The story was intriguing, and I got caught up in trying to solve it, as this is what mysteries do to you. But the writer in me began to notice a verbose style and unusual dialogue tags. That’s okay, the story was good. Then near the end I came across a dialogue tag I don’t usually see. Here it is, after Marm had solved the puzzle, she spoke:

“There!” she ejaculated. “Sheriff I dunno what you think, but that’s enough for me.”

Every book about writing published in the past forty years has derided such tags—no, even longer if you consider the Elements of Style by our buds Strunk and White. And yet here it was, in the Saturday Evening Post no less.

Did the Post have editors? Did people talk like that back then?  Even though as used here it is technically correct, wouldn’t another word have been less interruptive?

I had to find out, so I did what any reasonable person does today—Google. And damned if I didn’t find something really cool and useful for us writers.

It’s called Google Books Ngram Viewer.

Maybe I’m showing my ignorance here, and I apologize for that, but this is one interesting tool I was not aware of. Ngram takes any word, phrase, or group of words, and can show relationships, usage in writings over time, and a hundred other too-deep-for-me things. And then Google puts it into a graph form which can cause one to exclaim, “Aha.”

The answer to my question was yes, ejaculated was used as a dialogue tag in many stories from the early 1800s to about 1940.

If your writing involves history, Ngram could help determine the written usage of a particular word at any time in the past. And even better, Ngram will show you the exact books and passages they found to support their data.

I now realize I was born 100 years too late.

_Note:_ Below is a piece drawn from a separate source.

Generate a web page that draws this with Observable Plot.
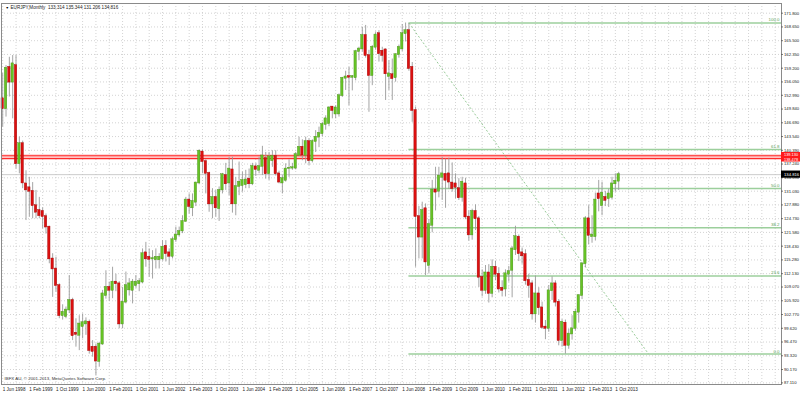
<!DOCTYPE html>
<html><head><meta charset="utf-8">
<script src="https://cdn.jsdelivr.net/npm/d3@7"></script>
<script src="https://cdn.jsdelivr.net/npm/@observablehq/plot@0.6"></script>
<style>html,body{margin:0;padding:0;background:#fff}#chart{width:800px;height:394px}</style>
</head><body><div id="chart"></div>
<script>
// EURJPY monthly bars, first bar = Jun 1998 (index 0), last = Nov 2013 (index 185)
const open = [
152.2,149.9,159.4,156.0,159.8,137.3,141.9,132.7,131.8,131.0,
127.7,126.6,126.4,125.2,122.8,115.5,113.2,109.4,102.5,102.3,
103.8,106.0,98.5,98.0,100.0,100.6,101.0,95.3,95.3,92.0,
96.0,107.1,109.0,108.3,110.2,109.8,100.6,105.6,108.4,108.3,
109.4,109.8,110.2,116.9,115.9,115.5,115.3,115.3,115.5,118.4,
116.9,116.1,119.9,121.0,121.9,124.1,129.0,127.2,128.5,132.9,
140.0,137.8,135.1,128.1,129.6,127.0,131.3,134.6,132.9,135.9,
128.1,132.1,132.3,132.5,133.8,132.7,136.6,135.8,136.7,138.5,
135.0,138.0,139.0,135.0,132.9,133.5,136.2,136.3,136.3,139.2,
141.1,139.2,142.4,138.0,142.4,143.4,144.2,146.3,146.5,150.3,
148.7,148.7,152.9,156.9,157.3,157.1,157.0,163.0,163.6,166.7,
162.1,157.5,164.0,167.1,163.1,163.4,157.3,157.7,157.0,162.3,
163.6,167.1,167.8,159.4,149.5,125.2,120.5,127.0,114.0,123.2,
131.3,131.0,134.2,134.9,135.0,132.9,132.7,131.6,129.6,132.7,
125.1,121.0,126.4,124.7,111.3,108.3,112.3,107.6,113.6,112.0,
108.8,108.6,112.0,112.9,117.6,120.5,116.9,116.5,110.6,109.8,
102.9,107.5,104.3,99.9,99.6,108.2,109.8,105.6,96.8,100.8,
95.7,98.3,99.6,103.3,107.1,114.4,124.7,120.6,120.6,130.4,
127.7,129.6,129.3,129.6,132.7,133.314];
const high = [
158.0,159.8,161.7,162.1,162.1,143.4,142.5,135.7,134.2,133.0,
131.2,129.6,127.2,125.8,123.0,116.7,115.9,109.8,105.0,104.5,
111.7,106.5,101.8,102.5,102.9,102.0,101.5,96.8,96.0,96.4,
108.3,112.8,110.2,113.6,112.0,110.3,109.0,112.5,111.0,110.8,
111.7,111.0,117.8,119.3,117.8,117.4,117.8,116.7,119.7,119.7,
117.8,120.5,122.8,122.8,125.4,129.6,130.4,130.4,133.1,140.5,
140.5,138.2,135.4,131.6,131.2,132.0,135.1,137.4,138.8,138.8,
134.2,137.7,135.4,135.8,136.1,137.4,137.3,138.8,141.3,139.9,
139.9,140.3,140.3,135.6,134.6,137.3,138.2,137.4,139.9,143.4,
142.8,143.4,143.0,142.8,144.9,145.7,146.8,148.3,150.4,150.4,
150.6,153.3,157.1,158.5,159.4,157.5,163.3,164.0,168.6,169.0,
163.3,164.4,167.5,167.8,164.0,163.6,160.9,161.3,162.5,164.5,
169.2,169.55,169.4,160.5,150.3,127.5,128.5,128.1,124.5,133.5,
136.5,136.5,138.8,138.4,138.6,137.5,135.0,133.9,134.2,134.0,
126.5,126.9,127.9,125.2,113.0,114.0,114.2,115.3,115.0,113.5,
110.5,113.0,113.8,118.3,123.0,121.0,118.0,117.6,112.0,110.5,
111.6,108.9,105.6,101.4,109.4,111.4,110.5,106.2,101.6,101.5,
99.4,102.5,104.0,107.3,114.6,125.2,127.7,125.4,130.6,133.5,
133.1,131.0,131.5,134.2,135.0,135.344];
const low = [
145.7,148.0,152.6,147.6,136.1,135.0,131.6,124.3,125.1,124.7,
124.7,124.7,122.4,121.2,114.4,106.7,107.9,101.8,101.5,101.8,
103.0,96.8,95.3,94.5,97.2,98.0,93.7,93.0,88.8,90.7,
95.7,106.3,105.8,106.4,108.0,99.5,99.5,105.2,107.0,105.2,
108.8,108.0,109.8,113.6,111.3,110.9,113.2,113.2,115.0,114.8,
114.0,115.5,119.3,120.5,121.3,123.9,125.8,125.2,127.5,132.5,
135.0,130.4,126.2,124.7,125.1,124.1,130.4,131.2,130.0,126.0,
125.4,130.0,130.8,131.6,131.6,132.3,134.4,135.0,134.6,133.8,
133.5,136.5,134.5,132.7,130.4,133.1,134.2,135.8,135.9,139.0,
138.0,137.3,136.9,137.5,139.9,141.0,143.5,145.0,145.8,147.6,
147.6,148.0,152.5,154.1,150.6,154.0,156.3,160.9,162.9,161.5,
149.1,155.2,163.3,160.6,160.6,151.8,154.1,151.8,156.0,161.5,
163.0,165.2,158.5,146.8,113.6,115.5,115.5,111.7,112.2,121.5,
126.5,129.5,128.9,127.1,131.4,130.8,129.3,128.9,128.5,124.5,
119.6,119.8,122.0,109.0,106.8,107.4,105.4,106.6,110.5,107.7,
106.8,106.8,110.2,106.6,116.3,114.9,114.3,109.5,106.5,101.5,
100.8,102.6,99.4,97.0,98.7,106.0,104.5,95.6,95.3,93.7,
94.8,96.9,99.0,100.8,106.2,113.5,118.7,119.1,119.6,126.3,
125.4,127.5,127.3,129.0,130.8,131.206];
const close = [
149.9,159.2,156.0,160.2,137.3,141.9,132.9,131.3,131.0,127.7,
126.2,125.4,125.2,122.8,115.5,113.2,109.4,102.5,103.3,103.8,
106.0,97.9,98.2,100.6,100.9,101.1,94.5,94.3,92.1,96.0,
107.5,109.0,108.3,110.2,109.8,100.6,105.6,109.4,109.8,110.2,
110.2,110.3,116.7,115.5,115.4,115.6,115.9,115.9,118.2,116.7,
116.1,119.9,121.0,121.8,124.1,129.0,127.5,128.7,132.9,140.2,
137.8,135.1,128.1,129.6,127.2,131.2,134.8,132.7,136.1,128.1,
132.1,133.1,133.5,133.6,132.7,136.7,136.0,136.7,139.1,135.0,
138.9,139.0,135.0,133.1,133.9,136.1,136.3,136.4,139.4,141.1,
139.3,142.4,138.0,142.4,143.4,144.3,146.3,147.6,150.1,149.5,
150.1,152.9,156.9,157.2,157.1,157.3,163.0,163.6,166.7,162.1,
157.5,164.0,166.8,162.5,162.1,157.9,157.9,156.8,162.3,164.0,
167.1,167.8,159.1,149.5,125.2,120.5,126.6,114.8,123.4,131.3,
130.8,134.5,135.0,133.5,133.1,131.6,131.9,129.5,133.1,125.1,
121.0,126.4,124.7,111.3,108.3,112.3,107.6,113.6,112.0,108.6,
108.3,112.1,112.6,117.8,120.6,116.7,116.2,110.5,109.4,102.9,
107.5,104.3,99.8,99.6,108.2,109.8,105.6,96.8,101.0,95.7,
98.3,99.5,103.3,107.1,114.4,124.7,120.9,121.0,129.0,129.3,
130.6,128.9,130.4,132.7,133.3,134.816];

const yTicks = [171.8,168.65,165.5,162.35,159.2,156.05,152.99,149.84,146.69,143.54,140.39,137.24,134.09,131.03,127.88,124.73,121.58,118.43,115.28,112.13,109.07,105.92,102.77,99.62,96.47,93.32,90.17,87.11];
const xTickIndex = [0,8,16,24,32,40,48,56,64,72,80,88,96,104,112,120,128,136,144,152,160,168,176,184];
const xTickLabels = ["1 Jun 1998","1 Feb 1999","1 Oct 1999","1 Jun 2000","1 Feb 2001","1 Oct 2001","1 Jun 2002","1 Feb 2003","1 Oct 2003","1 Jun 2004","1 Feb 2005","1 Oct 2005","1 Jun 2006","1 Feb 2007","1 Oct 2007","1 Jun 2008","1 Feb 2009","1 Oct 2009","1 Jun 2010","1 Feb 2011","1 Oct 2011","1 Jun 2012","1 Feb 2013","1 Oct 2013"];

const fibRatios = [0, 23.6, 38.2, 50, 61.8, 100];
const fibLabels = ["0.0","23.6","38.2","50.0","61.8","100.0"];
const fibHigh = 169.55, fibLow = 93.7, fibStartIdx = 122, fibEndIdx = 194;
const redLevels = [139.13, 138.478];
const redLabels = ["139.130", "138.478"];
const lastPrice = 134.816;
const header = "EURJPY,Monthly  133.314 135.344 131.206 134.816";
const copyright = "IBFX AU, \u00a9 2001-2013, MetaQuotes Software Corp.";

const bars = open.map((o, i) => ({i, o, h: high[i], l: low[i], c: close[i]}));
const fib = fibRatios.map((r, k) => ({p: fibLow + (fibHigh - fibLow) * r / 100, label: fibLabels[k]}));

const W = 800, H = 394, mL = 1, mR = 19, mT = 3, mB = 10;
const xDom = [-0.36, 233.9];
const yDom = [86.74, 174.02];
const pxPerUnit = (H - mB - mT) / (yDom[1] - yDom[0]);
const pxPerBar = (W - mL - mR) / (xDom[1] - xDom[0]);
const gridX = d3.range(0, 234, 4);
const FONT = "Liberation Sans, Arial, sans-serif";
const rightEdge = xDom[1];
const boxW = 19 / pxPerBar;
const redMid = (redLevels[0] + redLevels[1]) / 2;

const chart = Plot.plot({
  width: W, height: H,
  marginLeft: mL, marginRight: mR, marginTop: mT, marginBottom: mB,
  style: {fontFamily: FONT, fontSize: "5px", background: "#fff", overflow: "visible"},
  x: {domain: xDom, axis: null},
  y: {domain: yDom, axis: null},
  marks: [
    Plot.ruleY(yTicks, {stroke: "#c8c8c8", strokeDasharray: "1,2", strokeWidth: 0.8}),
    Plot.ruleX(gridX, {stroke: "#c8c8c8", strokeDasharray: "1,2", strokeWidth: 0.8}),
    // resistance band
    Plot.rect([0], {x1: xDom[0], x2: xDom[1], y1: d3.min(redLevels) - 0.2, y2: d3.max(redLevels) + 0.22, fill: "#ffc4c4"}),
    Plot.ruleY(redLevels, {stroke: "#ff2a2a", strokeWidth: 1.1}),
    Plot.ruleY([lastPrice], {stroke: "#c0c0c0", strokeWidth: 0.8}),
    // fibonacci levels
    Plot.ruleY(fib, {y: "p", x1: fibStartIdx, x2: rightEdge, stroke: "#9ccf9c", strokeWidth: 1.5}),
    Plot.text(fib, {x: rightEdge, y: "p", text: "label", dx: -2, dy: -3, textAnchor: "end", fill: "#5a9e5a", fontSize: 4.4}),
    Plot.link([0], {x1: fibStartIdx, y1: fibHigh, x2: fibEndIdx, y2: fibLow, stroke: "#8cc48c", strokeWidth: 0.9, strokeDasharray: "2,2"}),
    // candles
    Plot.ruleX(bars, {x: "i", y1: "l", y2: "h", stroke: "#9a9a9a", strokeWidth: 0.9}),
    Plot.rect(bars, {
      x1: d => d.i - 0.36, x2: d => d.i + 0.36, y1: "o", y2: "c",
      fill: d => d.c >= d.o ? "#66c425" : "#dd1010",
      stroke: d => d.c >= d.o ? "#4a8f1c" : "#a00000", strokeWidth: 0.4,
      insetTop: -0.45, insetBottom: -0.45
    }),
    Plot.frame({stroke: "#8a8a8a", strokeWidth: 1}),
    // right price axis
    Plot.ruleY(yTicks, {x1: rightEdge, x2: rightEdge + 2 / pxPerBar, stroke: "#555", strokeWidth: 0.8}),
    Plot.text(yTicks, {x: rightEdge, y: d => d, text: d => d.toFixed(3), dx: 2.5, textAnchor: "start", fill: "#222", fontSize: 4.2}),
    // red level labels, stacked in one box
    Plot.rect([redMid], {x1: rightEdge, x2: rightEdge + boxW, y1: d => d - 4.8 / pxPerUnit, y2: d => d + 4.8 / pxPerUnit, fill: "#ff1a1a"}),
    Plot.text([redLevels[0]], {x: rightEdge, y: redMid, text: () => redLabels[0], dx: 2.5, dy: -2.2, textAnchor: "start", fill: "#fff", fontSize: 3.9}),
    Plot.text([redLevels[1]], {x: rightEdge, y: redMid, text: () => redLabels[1], dx: 2.5, dy: 2.3, textAnchor: "start", fill: "#fff", fontSize: 3.9}),
    // last price label
    Plot.rect([lastPrice], {x1: rightEdge, x2: rightEdge + boxW, y1: d => d - 3.6 / pxPerUnit, y2: d => d + 3.6 / pxPerUnit, fill: "#000"}),
    Plot.text([lastPrice], {x: rightEdge, y: d => d, text: d => d.toFixed(3), dx: 2.5, textAnchor: "start", fill: "#fff", fontSize: 4.2}),
    // time axis
    Plot.text(xTickIndex, {x: d => d, y: yDom[0], text: (d, k) => xTickLabels[k], dy: 5, textAnchor: "start", fill: "#222", fontSize: 4.6}),
    // header + copyright
    Plot.text(["\u25bc"], {frameAnchor: "top-left", dx: 4, dy: 3, fill: "#000", fontSize: 3.5}),
    Plot.text([header], {frameAnchor: "top-left", dx: 9, dy: 2.5, textAnchor: "start", fill: "#222", fontSize: 4.6}),
    Plot.text([copyright], {frameAnchor: "bottom-left", dx: 3, dy: -5, textAnchor: "start", fill: "#333", fontSize: 4.4})
  ]
});
document.getElementById("chart").appendChild(chart);
</script>
</body></html>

Today the golden  rule is to use he said or she said, with an occasional whispered or shouted if absolutely necessary, and yet in the not too distant past one could sell to a national magazine a story containing words like *insert your favorite*. I can write stuff like that, and would have made a fortune selling my stories, if only I had not been misplaced in time.

But all is not lost even if bygone words are bygones.

From where the sun now stands until forever, whenever I am disgusted with my writing, when the words smell so bad even my wife turns up her nose at them, when I am positive I am the worst ever, when I want to fast-ball my coffee cup—or beer bottle—through the glass patio door, when I want to throw open the window and shout I can’t take it anymore, when I want to stab my writing hand with a pencil to keep me from using it to waste my time, when I want to crumple up my computer and toss it into the wastebasket, when the deepest depth of despair threatens my sanity, … at those times I promise I will remember Marm ejaculating in the Saturday Evening Post.

And the black clouds will part, and the writers’ sun will shine on me once more.